2°) Au retour des explorateurs, Dieu dit : « Jamais un seul de ces hommes, de cette génération mauvaise, ne verra l’heureux pays que. J’ai juré de donner à vos pères...» (Deut. 1, 35) : Moïse était donc compris dans le lot ; pourtant, Dieu n’avait-Il pas dit à Moïse dès le début de sa carrière qu’il ne conduirait pas lui-même les enfants d’Israël en Terre Promise ? (voir Rachi, Ex. IV, 13, VI, 1 et XV, 17).
Pourquoi alors utiliser sa défaillance aux eaux de Meriba comme « argument» pour le faire mourir en plein désert ?
Enfin, troisième exemple : les destinées mouvementées de Joseph et de sa famille, qui étaient de toutes façons nécessaires pour accomplir promesse de l’Eternel à Abraham : « Sache bien que ta descendance sera étrangère dans un pays qui ne sera pas le sien. » Voir encore Tan’houma (Chemoth. 14). Cf Rachi Nbr. XXVII, 14, où il semble que la contradiction entre Rachi et le midrach proposé soit insurmontable.

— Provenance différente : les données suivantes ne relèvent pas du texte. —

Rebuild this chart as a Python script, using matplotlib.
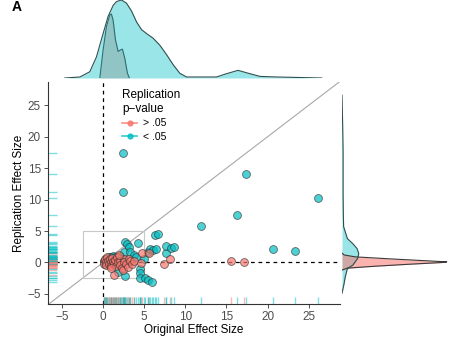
import matplotlib
matplotlib.use("Agg")
import matplotlib.pyplot as plt
from matplotlib.lines import Line2D
from matplotlib.patches import Rectangle
import numpy as np

plt.rcParams['font.family'] = ['Liberation Sans', 'DejaVu Sans']

PINK = '#F8766D'
TEAL = '#00BFC4'

# ---- data: replication p > .05 (pink) ----
pink_orig = [0.05, 0.1, 0.2, 0.3, 0.4, 0.5, 0.6, 0.7, 0.8, 0.9, 1.0, 1.1, 1.2, 1.3, 1.5,
             1.6, 1.7, 1.8, 2.0, 2.1, 2.3, 2.4, 2.5, 2.6, 2.8, 3.0, 3.1, 3.3, 3.5, 3.7,
             1.34, 4.6, 4.7, 5.6, 7.4, 8.1, 15.6, 17.15, 1.9, 0.9]
pink_rep = [0.3, -0.2, 0.6, 0.0, -0.4, 0.8, 0.2, -0.3, 0.5, 0.0, -0.5, 0.7, 0.1, -0.2, 0.4,
            -0.6, 0.9, 0.0, 0.3, -0.4, -0.95, -1.2, 0.5, 0.0, -0.3, -0.7, 0.6, 0.2, -0.3, 0.3,
            -2.0, -0.05, 1.5, 1.5, -0.3, 0.5, 0.2, 0.05, 1.2, -0.9]

# ---- data: replication p < .05 (teal) ----
teal_orig = [0.1, 0.3, 0.5, 0.7, 1.0, 1.2, 1.4, 1.6, 2.0, 2.2, 0.2, 1.75, 2.7,
             2.64, 2.9, 3.2, 4.3, 2.55, 3.25, 3.8, 5.4, 5.7, 6.1, 6.4, 6.3, 6.7,
             7.6, 7.7, 8.3, 8.6, 4.46, 4.5, 4.46, 5.15, 5.5, 6.0, 4.0, 5.0,
             2.43, 2.43, 17.4, 26.1, 16.3, 11.85, 20.6, 23.3]
teal_rep = [0.2, 0.5, 0.6, 0.9, 0.8, 1.0, 0.9, 0.3, 1.1, 0.7, -0.3, -1.5, -2.2,
            3.3, 2.9, 2.5, 3.1, 1.7, 1.7, 1.16, 1.7, 2.07, 1.95, 2.07, 4.4, 4.6,
            1.5, 2.6, 2.3, 2.5, -1.1, -1.65, -2.5, -2.4, -2.8, -3.1, 0.8, 0.5,
            17.4, 11.2, 14.1, 10.3, 7.6, 5.8, 2.07, 1.85]

# ---- marginal density curves ----
top_teal_x = [-4.66, -2.83, -1.62, -0.81, 0.0, 0.61, 1.22, 1.63, 2.23, 2.84, 3.45, 4.06,
              4.67, 5.28, 6.08, 6.9, 7.71, 8.52, 9.33, 10.15, 11.76, 13.8, 15.0, 16.4,
              17.85, 19.1, 21.1, 26.6]
top_teal_h = [0.0, 0.013, 0.08, 0.27, 0.57, 0.79, 0.93, 0.98, 1.0, 0.96, 0.86, 0.72,
              0.62, 0.57, 0.51, 0.42, 0.30, 0.17, 0.06, 0.013, 0.013, 0.013, 0.055, 0.098,
              0.055, 0.02, 0.013, 0.0]
top_gray_x = [-0.4, 0.0, 0.41, 0.81, 1.01, 1.22, 1.5, 1.83, 2.11, 2.35, 2.64, 2.96, 3.2]
top_gray_h = [0.0, 0.36, 0.66, 0.81, 0.82, 0.74, 0.49, 0.34, 0.36, 0.37, 0.25, 0.06, 0.0]

right_teal_y = [26.6, 22.0, 17.5, 14.0, 11.0, 8.0, 5.7, 3.8, 3.0, 2.2, 1.43, 0.64,
                -0.43, -0.95, -2.3, -3.3, -4.9]
right_teal_w = [0.0, 0.006, 0.01, 0.01, 0.01, 0.012, 0.015, 0.05, 0.10, 0.14, 0.155, 0.145,
                0.10, 0.05, 0.03, 0.02, 0.0]
right_pink_y = [-1.2, -0.9, -0.6, -0.3, 0.0, 0.1, 0.3, 0.6, 0.9, 1.2, 1.5]
right_pink_w = [0.0, 0.05, 0.30, 0.60, 0.93, 0.97, 0.75, 0.42, 0.12, 0.02, 0.0]

ticks = [-5, 0, 5, 10, 15, 20, 25]
xlim = (-6.7, 28.8)
ylim = (-6.6, 28.7)

W, H = 454, 341
fig = plt.figure(figsize=(W / 100, H / 100), dpi=100)

ax = fig.add_axes([48 / W, (H - 304) / H, 292 / W, 222 / H])
axt = fig.add_axes([48 / W, (H - 78) / H, 292 / W, 78 / H])
axr = fig.add_axes([342 / W, (H - 304) / H, 108 / W, 222 / H])

# main panel
ax.set_xlim(*xlim)
ax.set_ylim(*ylim)
ax.plot([xlim[0], xlim[1]], [xlim[0], xlim[1]], color='#A8A8A8', lw=0.8, zorder=1)
ax.add_patch(Rectangle((-2.5, -2.5), 7.5, 7.5, fill=False, ec='#C8C8C8', lw=0.8, zorder=1))
ax.axvline(0, color='black', lw=0.9, ls=(0, (3, 3)), zorder=2)
ax.axhline(0, color='black', lw=0.9, ls=(0, (3, 3)), zorder=2)

# rugs
for vals, col in ((pink_orig, PINK), (teal_orig, TEAL)):
    for v in vals:
        ax.plot([v, v], [0, 0.03], transform=ax.get_xaxis_transform(), color=col,
                alpha=0.5, lw=1.0, zorder=2, solid_capstyle='butt')
for vals, col in ((pink_rep, PINK), (teal_rep, TEAL)):
    for v in vals:
        ax.plot([0, 0.03], [v, v], transform=ax.get_yaxis_transform(), color=col,
                alpha=0.5, lw=1.0, zorder=2, solid_capstyle='butt')

ax.scatter(teal_orig, teal_rep, s=32, c=TEAL, alpha=0.7, edgecolors='#333333',
           linewidths=0.6, zorder=3)
ax.scatter(pink_orig, pink_rep, s=32, c=PINK, alpha=0.7, edgecolors='#333333',
           linewidths=0.6, zorder=3)

for s in ('top', 'right'):
    ax.spines[s].set_visible(False)
for s in ('left', 'bottom'):
    ax.spines[s].set_color('#333333')
    ax.spines[s].set_linewidth(0.8)
ax.set_xticks(ticks)
ax.set_yticks(ticks)
ax.tick_params(labelsize=8.5, colors='#333333', labelcolor='#4D4D4D', length=3, width=0.6, pad=2)
ax.set_xlabel('Original Effect Size', fontsize=8.5, labelpad=1)
ax.set_ylabel('Replication Effect Size', fontsize=8.5, labelpad=2)

handles = [Line2D([0], [0], color=PINK, lw=1.2, marker='o', markersize=3.5, alpha=0.8),
           Line2D([0], [0], color=TEAL, lw=1.2, marker='o', markersize=3.5, alpha=0.8)]
leg = ax.legend(handles, ['> .05', '< .05'], title='Replication\np\u2212value',
                loc='upper left', bbox_to_anchor=(0.24, 0.985), frameon=False,
                fontsize=7.5, title_fontsize=8.5, handlelength=1.4, handletextpad=0.6,
                labelspacing=0.3, borderaxespad=0.0)
leg._legend_box.align = 'left'

# top marginal
axt.set_xlim(*xlim)
axt.set_ylim(0, 1.0)
axt.fill_between(top_teal_x, top_teal_h, 0, color=TEAL, alpha=0.4, lw=0)
axt.plot(top_teal_x, top_teal_h, color='#2F4F4F', lw=0.8)
axt.fill_between(top_gray_x, top_gray_h, 0, color='#808080', alpha=0.32, lw=0)
axt.plot(top_gray_x, top_gray_h, color='#2E6E70', lw=0.8)
axt.axis('off')

# right marginal
axr.set_ylim(*ylim)
axr.set_xlim(0, 1.0)
axr.fill_betweenx(right_teal_y, right_teal_w, 0, color=TEAL, alpha=0.4, lw=0)
axr.plot(right_teal_w, right_teal_y, color='#2F4F4F', lw=0.8)
axr.fill_betweenx(right_pink_y, right_pink_w, 0, color=PINK, alpha=0.55, lw=0)
axr.plot(right_pink_w, right_pink_y, color='#3A3A3A', lw=0.8)
axr.axis('off')

fig.text(12 / W, 1.0, 'A', fontsize=10, fontweight='bold', va='top')

fig.savefig('out.png', dpi=100)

Toutefois, Dieu dit à Moïse, en guise de réconfort moral : « Cela rehausserait-il ta gloire de conduire une nouvelle génération dans le Pays après avoir fait sortir six myriades d’Egypte et les avoir enterrées dans le désert ? A présent les gens vont dire que cette génération du désert n’a pas part au monde futur ; reste donc auprès d’elle, pour pouvoir, après la résurrection, entrer avec elle en Terre Promise (Midrachim). Et, d’ailleurs, si Moïse était entré en Terre Promise, comment auraient pu avoir lieu la destruction du Temple et l’exil ? Moïse, l’ami fidèle et l’avocat d’Israël, aurait su le protéger de tous les malheurs ! (Zohar, Pin‘has 220). Mais l’heure viendra où Moïse fera son entrée, avec le prophète Elie, en Terre Promise, quand les temps seront accomplis ; ainsi avons-nous la certitude que Moïse reste, auprès de nous, notre libérateur pour les temps futurs (Deut. Rabba, III).